Tuesday, March 9, 2010

LOVING WHERE YOU LIVE

Recently I watched a man come out of his shop, cross the street, and pick up a bundle of paper that was blowing in the wind; blowing in the wind in our pretty little downtown park. I congratulated him. “Someone’s got to do it,” he responded.

In a nutshell, that’s what caring about the city you live in is all about.

Our Toronto Star has announced a program to attract citizens to tell them what they would like to do or have done make our city better. They cite a woman who, all on her own initiative started a program of tree planting. They have recruited a number of bloggers to write about how to return our city to its once-widely heralded slogan as “the city that works.” (They didn’t invite me and my blog.)

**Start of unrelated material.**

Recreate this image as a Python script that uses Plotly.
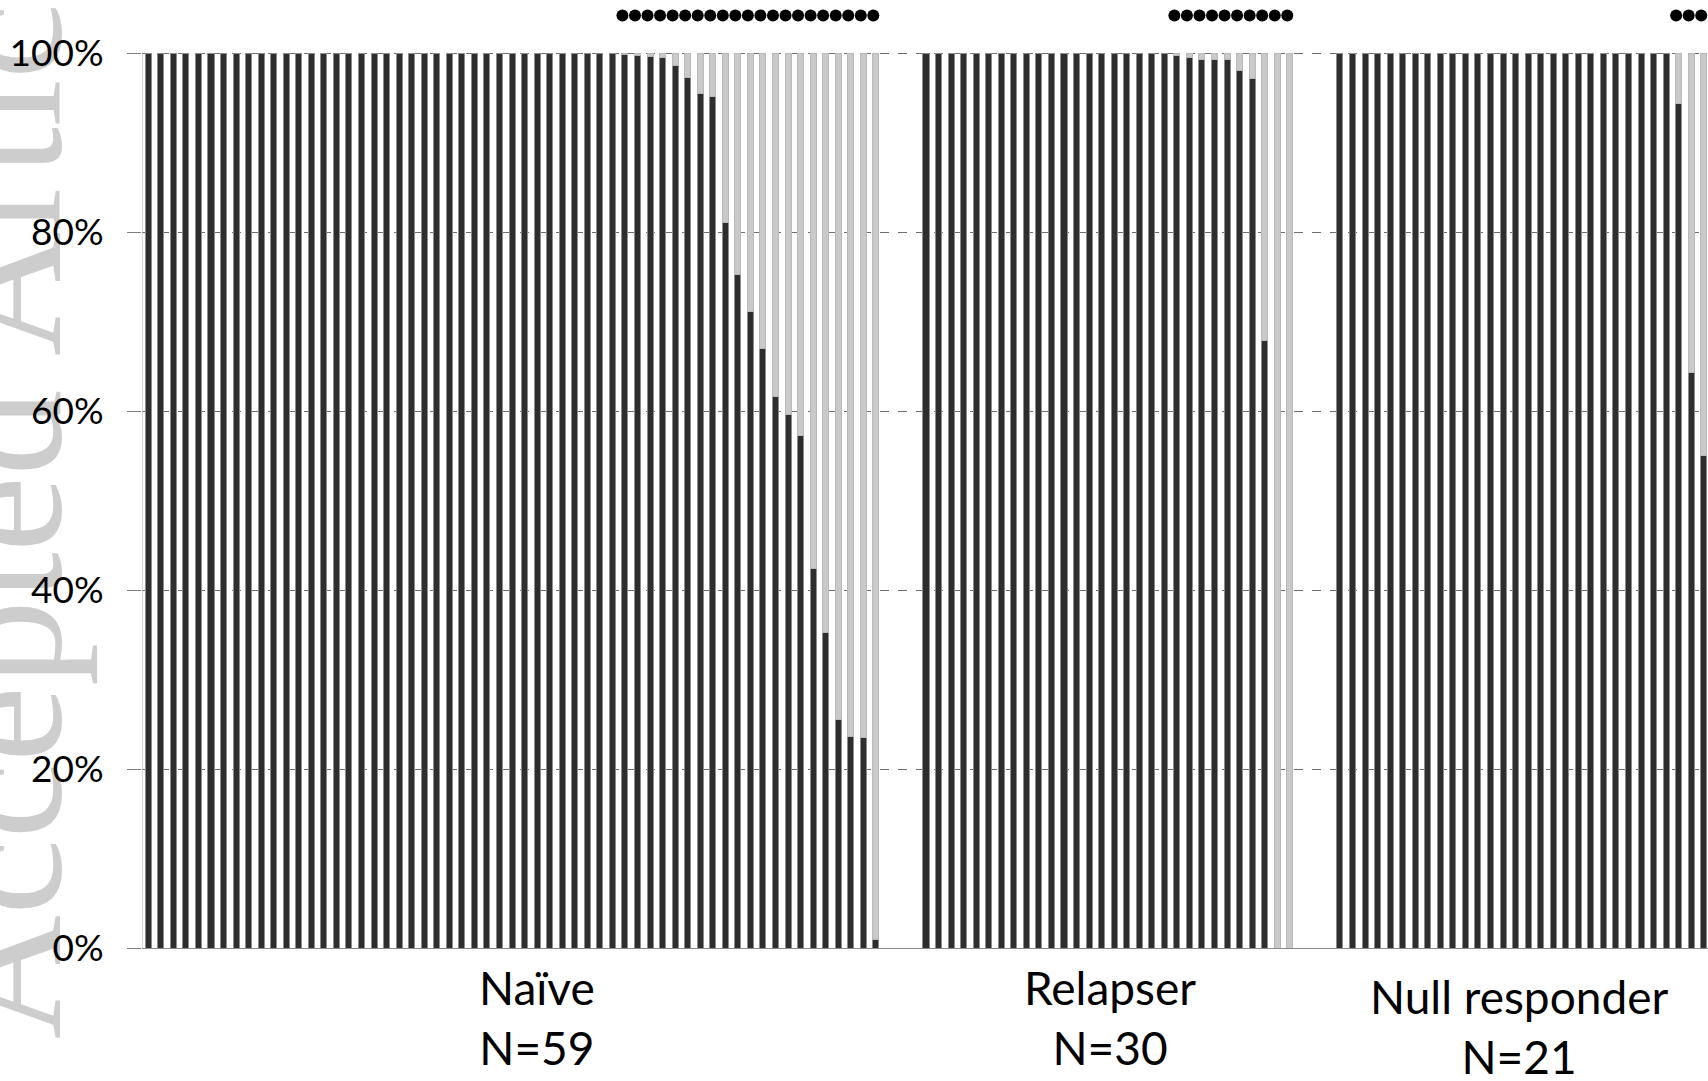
import plotly.graph_objects as go

# ---- data (percent of the dark component per patient) ----
groups = ["Naïve", "Relapser", "Null responder"]
group_n = ["N=59", "N=30", "N=21"]

naive_pct = [100] * 38 + [99.8, 99.7, 99.6, 99.5, 98.6, 97.3, 95.5, 95.1, 81.1, 75.2,
                          71.1, 67.0, 61.6, 59.6, 57.3, 42.4, 35.2, 25.5, 23.6, 23.5, 1.0]
relapser_pct = [100] * 20 + [99.7, 99.5, 99.3, 99.3, 99.3, 98.0, 97.2, 67.9, 0.0, 0.0]
null_pct = [100] * 27 + [94.4, 64.3, 55.0]   # bars visible before the image is cut

tick_vals = [0, 20, 40, 60, 80, 100]
tick_text = ["0%", "20%", "40%", "60%", "80%", "100%"]

series = [naive_pct, relapser_pct, null_pct]
GAP = 3  # empty category slots between groups

# ---- build positions ----
xs, dark, light, dots_x = [], [], [], []
pos = 0
for vals in series:
    for v in vals:
        xs.append(pos)
        dark.append(v if v > 0 else None)
        light.append(100 - v if v < 100 else None)
        if v < 100:
            dots_x.append(pos)
        pos += 1
    pos += GAP

fig = go.Figure()
fig.add_trace(go.Bar(x=xs, y=dark, width=0.48,
                     marker=dict(color="#2e2e2e", line=dict(color="#8c8c8c", width=1)),
                     showlegend=False))
fig.add_trace(go.Bar(x=xs, y=light, width=0.48,
                     marker=dict(color="#c9c9c9", line=dict(color="#b8b8b8", width=1)),
                     showlegend=False))
fig.add_trace(go.Scatter(x=[x - 0.2 for x in dots_x], y=[104.2] * len(dots_x), mode="markers",
                         marker=dict(color="black", size=12), cliponaxis=False,
                         showlegend=False))

W, H = 1708, 1081
ML, MR, MT, MB = 142, 0, 0, 133
PW, PH = W - ML - MR, H - MT - MB
y_top = PH / 8.95  # 100% sits 53 px below the top edge

fig.update_layout(
    width=W, height=H,
    margin=dict(l=ML, r=MR, t=MT, b=MB),
    barmode="stack",
    plot_bgcolor="white", paper_bgcolor="white",
    font=dict(family="Lato, Calibri, sans-serif", color="black"),
    xaxis=dict(range=[-0.5, 124.34], showticklabels=False, ticks="", showgrid=False,
               zeroline=False, showline=True, linecolor="#8a8a8a", linewidth=1),
    yaxis=dict(range=[0, y_top], tickvals=tick_vals, ticktext=tick_text,
               tickfont=dict(size=37, family="Lato, sans-serif", color="black"),
               ticks="outside", ticklen=14, tickcolor="#808080", tickwidth=1,
               ticklabelstandoff=16,
               showgrid=True, gridcolor="#6e6e6e", griddash="dash", gridwidth=1,
               zeroline=False, showline=False),
)

# vertical axis line from 0% to 100%
fig.add_shape(type="line", xref="x", yref="y", x0=-0.5, x1=-0.5, y0=0, y1=100,
              line=dict(color="#b5b5b5", width=1), layer="above")

# watermark, drawn below everything
cx = (-17 - ML) / PW
cy = (H - MB - 459) / PH
fig.add_shape(type="rect", xref="paper", yref="paper",
              x0=cx - 0.01, x1=cx + 0.01, y0=cy - 0.01, y1=cy + 0.01,
              line=dict(width=0), fillcolor="rgba(0,0,0,0)", layer="below",
              label=dict(text="Accepted Article", textangle=-90, textposition="middle center",
                         font=dict(family="Liberation Serif, Times New Roman, serif",
                                   size=172, color="#cdcdcd")))

# category labels
label_x = [31.0, 76.7, 109.3]
label_y = [-0.0736, -0.0736, -0.0826]
for g, n, lx, ly in zip(groups, group_n, label_x, label_y):
    fig.add_annotation(text=f"{g}<br>{n}", xref="x", yref="paper", x=lx, y=ly,
                       xanchor="center", yanchor="middle", showarrow=False,
                       font=dict(size=46, family="Lato, sans-serif", color="black"))

fig.write_html("out.html", config={"displayModeBar": False},
               post_script="document.body.style.margin='0';document.body.style.overflow='hidden';")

What I say is about the city I live in: Toronto. It can be said about almost any city anywhere and the responsibility of its citizens to make it a better place.

There is not one big thing that will remake any city. The big projects, like the Olympics in Vancouver, do help, but when those mega-things have been done, with the passing of time. We lose interest.

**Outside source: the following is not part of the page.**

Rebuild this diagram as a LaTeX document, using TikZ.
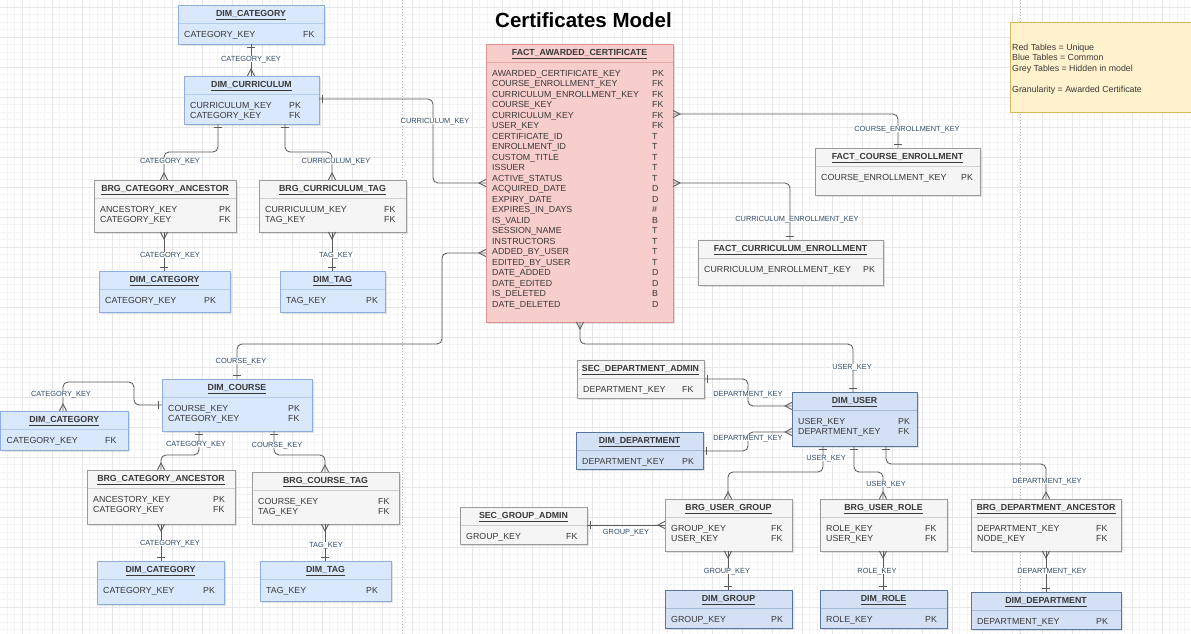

Toronto used to be known everywhere as a very clean city. That was about all we had to offer since our restaurants were abysmal and our architecture stuffy and our local politicians grounded in old-fashioned values. I remember the fight mayor Phil Givens had when he wanted to put a Henry Moore sculpture in front of City Hall. The council was outraged. The piece, like everything of Henry Moore, was abstract. The price was $100,000. Citizens and council gasped and recoiled. Phil went ahead and through private subscription, bought the piece “The Archer’ and installed it in our city hall square. Visitors from everywhere take pictures of it. In fact, it was Phil’s intervention that led to our AGO being given probably the world’s largest collection of Henry Moore sculpture, most of it the plasters he used to make his final bronzes. In fact, if you know the city, the Henry Moore gallery was created especially to house the collection, and the gallery was left untouched when the Frank Gehry renovation happened. The fitting finale was that Phil was remembered for his audacity and was not re-elected.

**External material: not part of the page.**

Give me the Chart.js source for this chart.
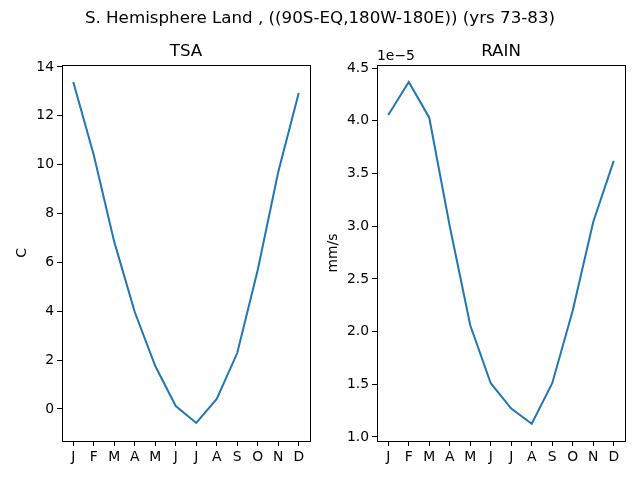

But that was then and this is now. That was when, with unwarranted grandiosity, Toronto kept referring to itself as a “world-class city.” We stopped doing that because you can only get so much mileage out of the world’s (used to be) tallest free-standing structure, and the clamshell architectural beauty of Revell’s City Hall. We sort of stood still. Our subway system moldered away after its brilliant beginning. (But remember, Toronto has the third largest urban transit system in North America.)

I have also written at length about how Torontonians, led by the chattering classes of the print media, are forever reminding us, incorrectly, of how Chicago has created a waterfront and we have simply put in condos and a gruesome looking elevated expressway.

But to return to where I began: caring about the city. If I were running for office (my wife would leave me) I would campaign on a platform that included a very high priority for cleaning up our streets of their litter careless unfeeling people lave behind. Coffee cups everywhere. Newspapers flying in the wind. Cigarette buts by the hundred on the sidewalks. It would be small things but it would matter.

Finally, I find myself thinking about what we all could do. Making a city great is not about what the political bosses want to put into it, buildings, attractions, street fairs etc. but what every citizen want to do. Of course, I could borrow from John Kennedy’s epic statement and say: “Ask not what your city can do for you, ask what you can do for your city.”